# Assignment \#9 the Sentiment140 dataset

The sentiment140 dataset contains 1,600,000 tweets extracted using the twitter api from April to June 2009. The tweets have been annotated (0 = negative, 4 = positive) and they can be used to detect sentiment.

Source: kaggle.com

As the file is quite large (230MB), we use a subset of this dataset, where we selected only tweets containing the strings (not only isolated words) `"good"` or `"bad"`. The subset for this assignment contains 103,259 tweets:

- date: datetime of the tweet in the format: year-month-day hours:minutes:seconds
- score: polarity of the tweet: 0=negative and 4=positive
- user: user who produced the tweet
- text: text of the tweet

**Caution**: Questions asking to return a floating point number (ratio, mean, percentage) should round it to 1 decimal place:
- Such questions are marked with `(°)`
- For instance, if the variable `result` is a floating point number, e.g. `3.14159265359`
- The functions should return `round(result, 1)` instead of `result`, e.g. `3.1`
- Sommetimes, rounding a floating point number to 1 decimal place leads to a strange number such as `3.100000001`. This is a common outcome with floating point numbers representation and will not affect the grade.
- Percentages should be returned as floating point numbers (not with the % mark).

#### Questions

**A. In this part, we explore the time series aspect of the dataset**

1) Pick up the first datetime of the dataset and produce a string in the exact format `day/month/year`, example `"25/12/2020"`, using the `strftime()` method.
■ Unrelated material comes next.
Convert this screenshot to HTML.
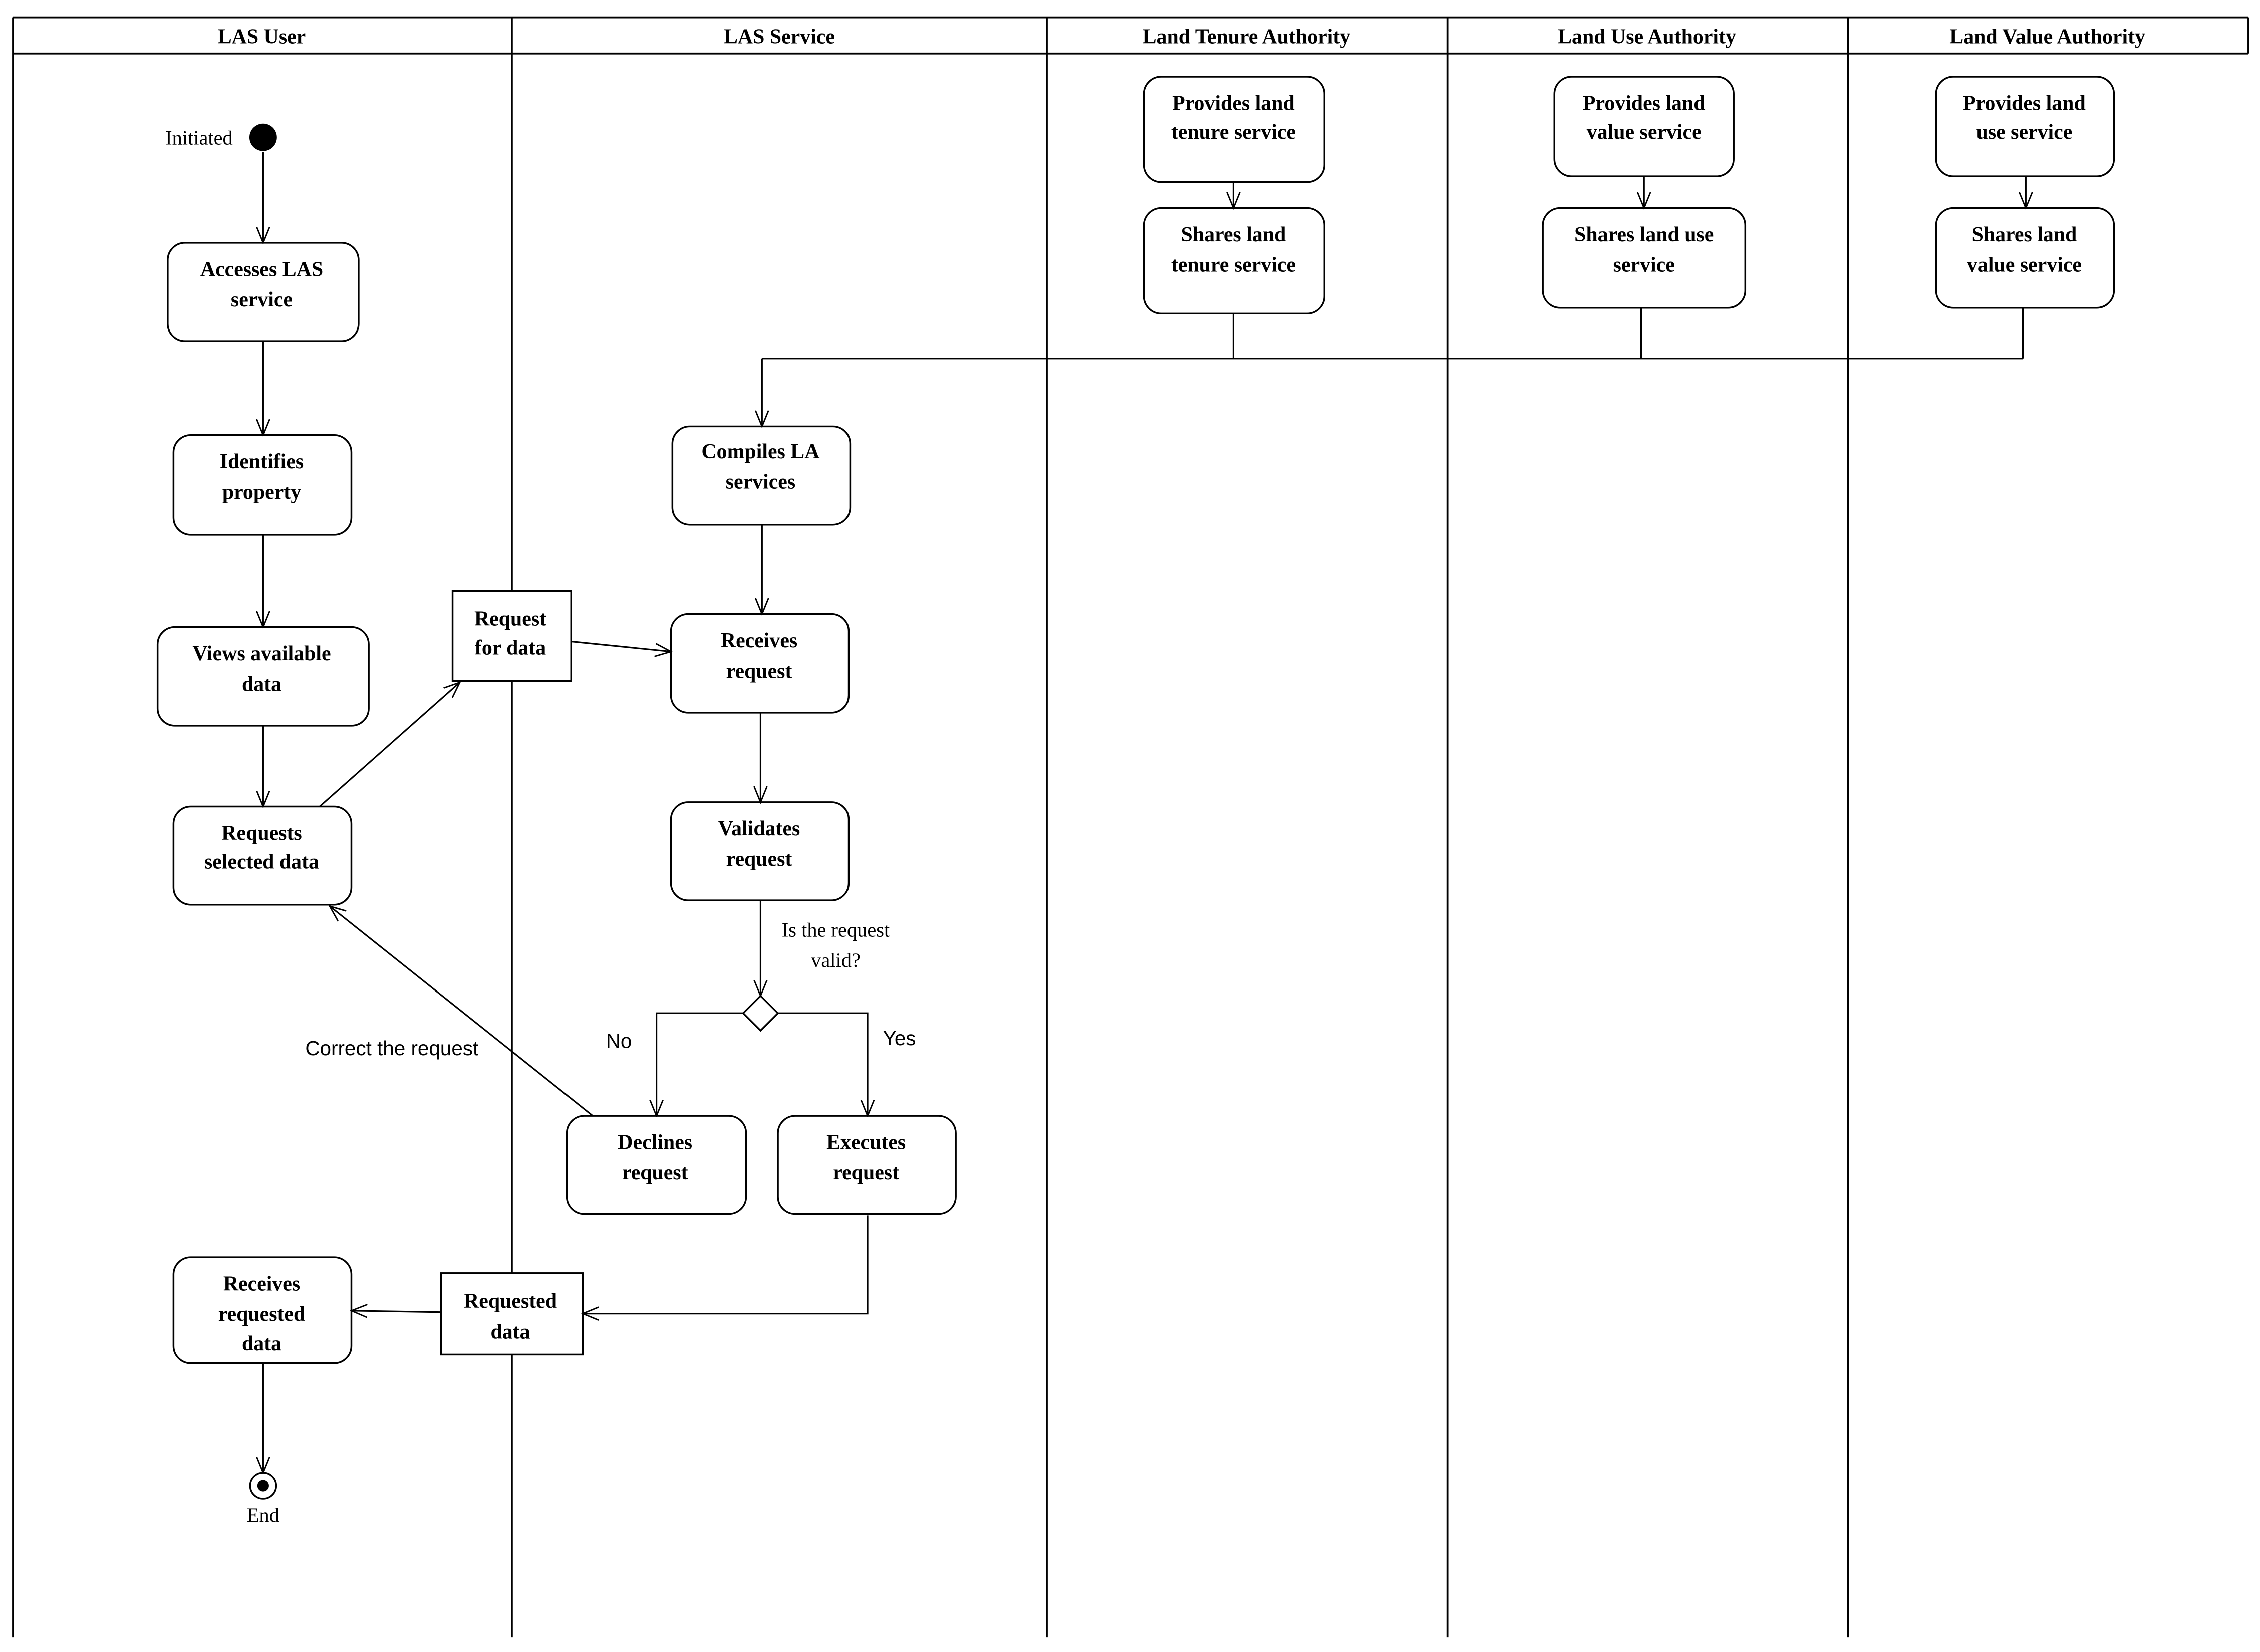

2) Pick up the last datetime of the dataset and produce a string in the exact format `month day, year`, example `"Dec 25, 2020"`, using the `strftime()` method.
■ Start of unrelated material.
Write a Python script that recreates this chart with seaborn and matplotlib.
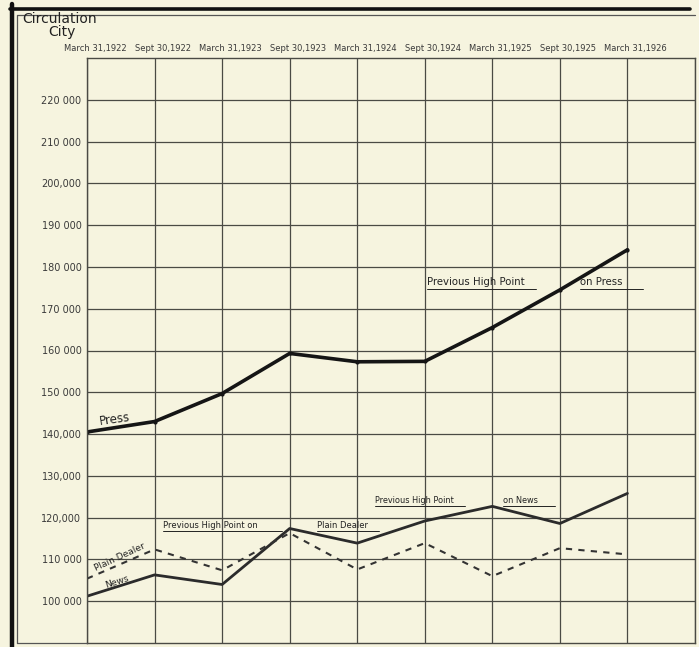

3) How many days with at least one tweet do we have?

4) What is the maximum number of tweets in a day?

5) What is the minimum number of tweets in a day with at least one tweet?

6) What is the average number of tweets in a day with at least one tweet (°)?
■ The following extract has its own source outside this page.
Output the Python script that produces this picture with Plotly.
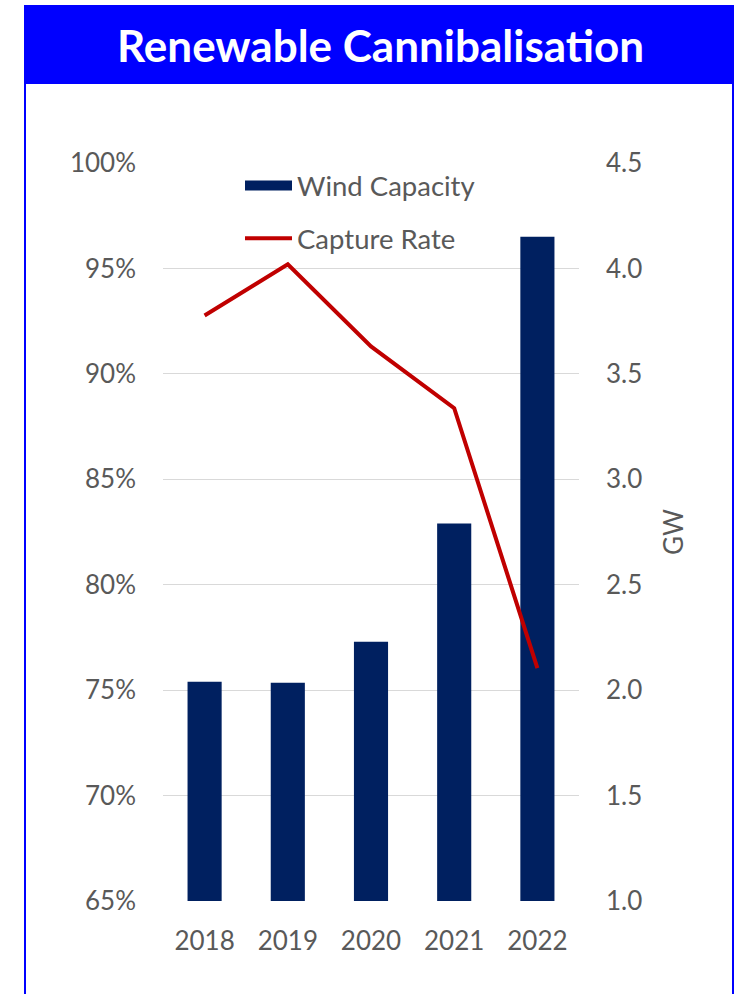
import plotly.graph_objects as go

# ---- data ----
years = ["2018", "2019", "2020", "2021", "2022"]
wind_capacity_gw = [2.04, 2.035, 2.23, 2.79, 4.15]
capture_rate = [0.9277, 0.952, 0.913, 0.8837, 0.7604]

title_text = "Renewable Cannibalisation"
bar_name = "Wind Capacity"
line_name = "Capture Rate"

W, H = 736, 994
L, R, T, B = 163, 579, 163, 901  # plot area in pixels
FONT = "Lato"
GREY = "#595959"
BLUE = "#0000FF"
NAVY = "#002060"
RED = "#C00000"


def px(x):
    return (x - L) / (R - L)


def py(y):
    return (B - y) / (B - T)


fig = go.Figure()
fig.add_trace(go.Bar(
    x=years, y=wind_capacity_gw, name=bar_name, yaxis="y",
    marker=dict(color=NAVY, line=dict(width=0)),
    showlegend=False,
))
# legend entry for the bars, drawn as a wide block like the original
fig.add_trace(go.Scatter(
    x=[None], y=[None], name=bar_name, yaxis="y", mode="lines",
    line=dict(color=NAVY, width=14),
    legendgroup="a", hoverinfo="skip",
))
fig.add_trace(go.Scatter(
    x=years, y=capture_rate, name=line_name, yaxis="y2", mode="lines",
    line=dict(color=RED, width=4),
    legendgroup="b",
))

shapes = [
    # title bar
    dict(type="rect", xref="paper", yref="paper",
         x0=px(25), x1=px(734), y0=py(84), y1=py(5),
         fillcolor=BLUE, line=dict(width=0), layer="above"),
    # frame lines
    dict(type="line", xref="paper", yref="paper",
         x0=px(25), x1=px(25), y0=py(5), y1=py(1000),
         line=dict(color=BLUE, width=2)),
    dict(type="line", xref="paper", yref="paper",
         x0=px(733), x1=px(733), y0=py(5), y1=py(1000),
         line=dict(color=BLUE, width=2)),
]

fig.update_layout(
    width=W, height=H,
    margin=dict(l=L, r=W - R, t=T, b=H - B, pad=0),
    paper_bgcolor="white", plot_bgcolor="white",
    font=dict(family=FONT, size=26, color=GREY),
    bargap=0.59,
    showlegend=True,
    legend=dict(
        x=px(240), y=py(161), xanchor="left", yanchor="top",
        bgcolor="rgba(0,0,0,0)", borderwidth=0,
        traceorder="grouped", tracegroupgap=14,
        itemwidth=47,
        font=dict(family=FONT, size=27.5, color=GREY),
    ),
    xaxis=dict(
        type="category", showgrid=False, zeroline=False, showline=False,
        ticks="", ticklabelstandoff=22,
        tickfont=dict(family=FONT, size=26, color=GREY),
    ),
    yaxis=dict(
        side="right", range=[1.0, 4.5], dtick=0.5, tick0=1.0,
        tickformat=".1f", showgrid=True, gridcolor="#D9D9D9", gridwidth=1,
        zeroline=False, showline=False, ticks="", ticklabelstandoff=26,
        tickfont=dict(family=FONT, size=26, color=GREY),
        title=dict(text="GW", standoff=23,
                   font=dict(family=FONT, size=26, color=GREY)),
    ),
    yaxis2=dict(
        overlaying="y", side="left", range=[0.65, 1.0], dtick=0.05,
        tick0=0.65, tickformat=".0%", showgrid=False, zeroline=False,
        showline=False, ticks="", ticklabelstandoff=26,
        tickfont=dict(family=FONT, size=26, color=GREY),
    ),
    shapes=shapes,
    annotations=[dict(
        text=title_text, xref="paper", yref="paper",
        x=px(380), y=py(45), xanchor="center", yanchor="middle",
        showarrow=False,
        font=dict(family=FONT, size=44, color="white", weight="bold"),
    )],
)

fig.write_html("out.html")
7) If we consider only the hours of the day (0 to 23) where the tweets have been produced, at what hour do we have the minimum number of tweets?

8) If we consider only the hours of the day (0 to 23) where the tweets have been produced, at what hour do we have the maximum number of tweets?

9) Who is the most active user in the dataset?

10) What is the average number of tweets in a day produced by the most active user (°)?


(°) Result of functions should be rounded to 1 decimal place.

**B. In this part, we explore the textual aspect of the dataset**

11) What is the mean score of all tweets (°)?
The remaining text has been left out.